* WRITTEN INSTRUCTION
Write out all the material exactly. Leave nothing out.

* GIVEN MATERIAL
****************************************
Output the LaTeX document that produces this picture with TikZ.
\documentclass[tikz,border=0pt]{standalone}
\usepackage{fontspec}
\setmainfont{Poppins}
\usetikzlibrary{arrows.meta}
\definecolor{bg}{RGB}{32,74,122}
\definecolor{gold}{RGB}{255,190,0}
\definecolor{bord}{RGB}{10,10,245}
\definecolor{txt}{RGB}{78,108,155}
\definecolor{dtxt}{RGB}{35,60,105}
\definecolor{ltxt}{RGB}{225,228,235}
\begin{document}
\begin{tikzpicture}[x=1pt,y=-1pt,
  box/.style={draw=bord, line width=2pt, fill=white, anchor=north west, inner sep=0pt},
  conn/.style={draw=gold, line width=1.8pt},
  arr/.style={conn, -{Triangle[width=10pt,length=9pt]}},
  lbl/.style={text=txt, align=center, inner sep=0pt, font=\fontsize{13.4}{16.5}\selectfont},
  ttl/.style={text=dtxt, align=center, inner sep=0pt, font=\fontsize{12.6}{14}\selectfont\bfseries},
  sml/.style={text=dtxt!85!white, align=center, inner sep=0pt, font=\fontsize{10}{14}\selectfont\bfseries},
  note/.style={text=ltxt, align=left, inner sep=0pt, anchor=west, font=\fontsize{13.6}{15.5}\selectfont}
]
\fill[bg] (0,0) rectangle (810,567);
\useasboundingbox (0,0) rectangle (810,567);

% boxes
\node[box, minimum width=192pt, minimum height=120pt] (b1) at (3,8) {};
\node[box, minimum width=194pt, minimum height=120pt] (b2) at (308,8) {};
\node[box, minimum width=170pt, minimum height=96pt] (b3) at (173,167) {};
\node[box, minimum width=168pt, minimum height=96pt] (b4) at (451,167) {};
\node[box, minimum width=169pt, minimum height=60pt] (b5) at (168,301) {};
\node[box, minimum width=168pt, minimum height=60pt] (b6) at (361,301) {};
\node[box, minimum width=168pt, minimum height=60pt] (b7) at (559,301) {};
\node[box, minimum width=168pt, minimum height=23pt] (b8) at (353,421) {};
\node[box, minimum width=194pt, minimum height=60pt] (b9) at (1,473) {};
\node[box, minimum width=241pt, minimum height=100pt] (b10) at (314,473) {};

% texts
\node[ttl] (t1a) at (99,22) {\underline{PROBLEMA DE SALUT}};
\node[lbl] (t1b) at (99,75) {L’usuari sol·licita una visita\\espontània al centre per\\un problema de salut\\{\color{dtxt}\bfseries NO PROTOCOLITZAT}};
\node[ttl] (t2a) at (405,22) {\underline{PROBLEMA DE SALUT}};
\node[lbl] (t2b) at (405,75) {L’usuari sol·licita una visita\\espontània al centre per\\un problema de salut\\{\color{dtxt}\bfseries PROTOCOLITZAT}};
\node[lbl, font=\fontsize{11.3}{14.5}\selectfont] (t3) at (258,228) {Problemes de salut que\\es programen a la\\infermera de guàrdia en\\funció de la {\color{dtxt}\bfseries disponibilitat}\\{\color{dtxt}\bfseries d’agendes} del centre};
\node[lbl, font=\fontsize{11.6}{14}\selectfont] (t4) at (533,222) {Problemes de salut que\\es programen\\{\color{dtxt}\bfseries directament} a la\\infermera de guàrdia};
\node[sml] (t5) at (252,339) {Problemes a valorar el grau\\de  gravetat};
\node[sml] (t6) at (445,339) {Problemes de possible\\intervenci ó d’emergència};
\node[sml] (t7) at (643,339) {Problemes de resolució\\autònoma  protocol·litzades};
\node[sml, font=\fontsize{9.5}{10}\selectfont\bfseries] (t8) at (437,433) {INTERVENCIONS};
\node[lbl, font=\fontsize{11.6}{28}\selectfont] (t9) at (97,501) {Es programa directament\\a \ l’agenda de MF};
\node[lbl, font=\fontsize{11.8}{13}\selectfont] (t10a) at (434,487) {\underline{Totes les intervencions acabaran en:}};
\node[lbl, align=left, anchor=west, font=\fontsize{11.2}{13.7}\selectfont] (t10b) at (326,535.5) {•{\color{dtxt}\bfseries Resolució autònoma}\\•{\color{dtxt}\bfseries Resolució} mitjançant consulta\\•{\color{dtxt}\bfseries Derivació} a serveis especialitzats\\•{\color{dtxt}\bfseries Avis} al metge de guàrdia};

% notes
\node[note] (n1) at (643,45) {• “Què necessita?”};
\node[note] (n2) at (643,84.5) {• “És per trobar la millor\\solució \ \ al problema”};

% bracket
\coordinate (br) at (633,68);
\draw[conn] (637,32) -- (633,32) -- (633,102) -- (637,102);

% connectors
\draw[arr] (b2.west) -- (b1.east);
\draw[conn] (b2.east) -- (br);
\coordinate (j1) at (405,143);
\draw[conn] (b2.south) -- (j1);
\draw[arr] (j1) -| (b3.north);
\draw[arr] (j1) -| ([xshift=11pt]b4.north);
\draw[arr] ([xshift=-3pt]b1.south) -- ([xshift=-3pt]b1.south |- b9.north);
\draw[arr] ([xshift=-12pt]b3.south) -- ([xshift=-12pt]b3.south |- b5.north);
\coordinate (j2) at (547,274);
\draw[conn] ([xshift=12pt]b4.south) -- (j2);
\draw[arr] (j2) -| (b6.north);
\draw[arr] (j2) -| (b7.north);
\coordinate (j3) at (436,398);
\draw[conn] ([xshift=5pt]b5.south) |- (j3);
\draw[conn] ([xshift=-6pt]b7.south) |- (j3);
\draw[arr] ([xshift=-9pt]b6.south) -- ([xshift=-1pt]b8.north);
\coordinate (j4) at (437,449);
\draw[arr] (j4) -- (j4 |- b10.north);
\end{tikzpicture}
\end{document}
****************************************
* FINISHED TASK
Output the LaTeX document that produces this picture with TikZ.
\documentclass[tikz,border=0pt]{standalone}
\usepackage{fontspec}
\setmainfont{Poppins}
\usetikzlibrary{arrows.meta}
\definecolor{bg}{RGB}{32,74,122}
\definecolor{gold}{RGB}{255,190,0}
\definecolor{bord}{RGB}{10,10,245}
\definecolor{txt}{RGB}{78,108,155}
\definecolor{dtxt}{RGB}{35,60,105}
\definecolor{ltxt}{RGB}{225,228,235}
\begin{document}
\begin{tikzpicture}[x=1pt,y=-1pt,
  box/.style={draw=bord, line width=2pt, fill=white, anchor=north west, inner sep=0pt},
  conn/.style={draw=gold, line width=1.8pt},
  arr/.style={conn, -{Triangle[width=10pt,length=9pt]}},
  lbl/.style={text=txt, align=center, inner sep=0pt, font=\fontsize{13.4}{16.5}\selectfont},
  ttl/.style={text=dtxt, align=center, inner sep=0pt, font=\fontsize{12.6}{14}\selectfont\bfseries},
  sml/.style={text=dtxt!85!white, align=center, inner sep=0pt, font=\fontsize{10}{14}\selectfont\bfseries},
  note/.style={text=ltxt, align=left, inner sep=0pt, anchor=west, font=\fontsize{13.6}{15.5}\selectfont}
]
\fill[bg] (0,0) rectangle (810,567);
\useasboundingbox (0,0) rectangle (810,567);

% boxes
\node[box, minimum width=192pt, minimum height=120pt] (b1) at (3,8) {};
\node[box, minimum width=194pt, minimum height=120pt] (b2) at (308,8) {};
\node[box, minimum width=170pt, minimum height=96pt] (b3) at (173,167) {};
\node[box, minimum width=168pt, minimum height=96pt] (b4) at (451,167) {};
\node[box, minimum width=169pt, minimum height=60pt] (b5) at (168,301) {};
\node[box, minimum width=168pt, minimum height=60pt] (b6) at (361,301) {};
\node[box, minimum width=168pt, minimum height=60pt] (b7) at (559,301) {};
\node[box, minimum width=168pt, minimum height=23pt] (b8) at (353,421) {};
\node[box, minimum width=194pt, minimum height=60pt] (b9) at (1,473) {};
\node[box, minimum width=241pt, minimum height=100pt] (b10) at (314,473) {};

% texts
\node[ttl] (t1a) at (99,22) {\underline{PROBLEMA DE SALUT}};
\node[lbl] (t1b) at (99,75) {L’usuari sol·licita una visita\\espontània al centre per\\un problema de salut\\{\color{dtxt}\bfseries NO PROTOCOLITZAT}};
\node[ttl] (t2a) at (405,22) {\underline{PROBLEMA DE SALUT}};
\node[lbl] (t2b) at (405,75) {L’usuari sol·licita una visita\\espontània al centre per\\un problema de salut\\{\color{dtxt}\bfseries PROTOCOLITZAT}};
\node[lbl, font=\fontsize{11.3}{14.5}\selectfont] (t3) at (258,228) {Problemes de salut que\\es programen a la\\infermera de guàrdia en\\funció de la {\color{dtxt}\bfseries disponibilitat}\\{\color{dtxt}\bfseries d’agendes} del centre};
\node[lbl, font=\fontsize{11.6}{14}\selectfont] (t4) at (533,222) {Problemes de salut que\\es programen\\{\color{dtxt}\bfseries directament} a la\\infermera de guàrdia};
\node[sml] (t5) at (252,339) {Problemes a valorar el grau\\de  gravetat};
\node[sml] (t6) at (445,339) {Problemes de possible\\intervenci ó d’emergència};
\node[sml] (t7) at (643,339) {Problemes de resolució\\autònoma  protocol·litzades};
\node[sml, font=\fontsize{9.5}{10}\selectfont\bfseries] (t8) at (437,433) {INTERVENCIONS};
\node[lbl, font=\fontsize{11.6}{28}\selectfont] (t9) at (97,501) {Es programa directament\\a \ l’agenda de MF};
\node[lbl, font=\fontsize{11.8}{13}\selectfont] (t10a) at (434,487) {\underline{Totes les intervencions acabaran en:}};
\node[lbl, align=left, anchor=west, font=\fontsize{11.2}{13.7}\selectfont] (t10b) at (326,535.5) {•{\color{dtxt}\bfseries Resolució autònoma}\\•{\color{dtxt}\bfseries Resolució} mitjançant consulta\\•{\color{dtxt}\bfseries Derivació} a serveis especialitzats\\•{\color{dtxt}\bfseries Avis} al metge de guàrdia};

% notes
\node[note] (n1) at (643,45) {• “Què necessita?”};
\node[note] (n2) at (643,84.5) {• “És per trobar la millor\\solució \ \ al problema”};

% bracket
\coordinate (br) at (633,68);
\draw[conn] (637,32) -- (633,32) -- (633,102) -- (637,102);

% connectors
\draw[arr] (b2.west) -- (b1.east);
\draw[conn] (b2.east) -- (br);
\coordinate (j1) at (405,143);
\draw[conn] (b2.south) -- (j1);
\draw[arr] (j1) -| (b3.north);
\draw[arr] (j1) -| ([xshift=11pt]b4.north);
\draw[arr] ([xshift=-3pt]b1.south) -- ([xshift=-3pt]b1.south |- b9.north);
\draw[arr] ([xshift=-12pt]b3.south) -- ([xshift=-12pt]b3.south |- b5.north);
\coordinate (j2) at (547,274);
\draw[conn] ([xshift=12pt]b4.south) -- (j2);
\draw[arr] (j2) -| (b6.north);
\draw[arr] (j2) -| (b7.north);
\coordinate (j3) at (436,398);
\draw[conn] ([xshift=5pt]b5.south) |- (j3);
\draw[conn] ([xshift=-6pt]b7.south) |- (j3);
\draw[arr] ([xshift=-9pt]b6.south) -- ([xshift=-1pt]b8.north);
\coordinate (j4) at (437,449);
\draw[arr] (j4) -- (j4 |- b10.north);
\end{tikzpicture}
\end{document}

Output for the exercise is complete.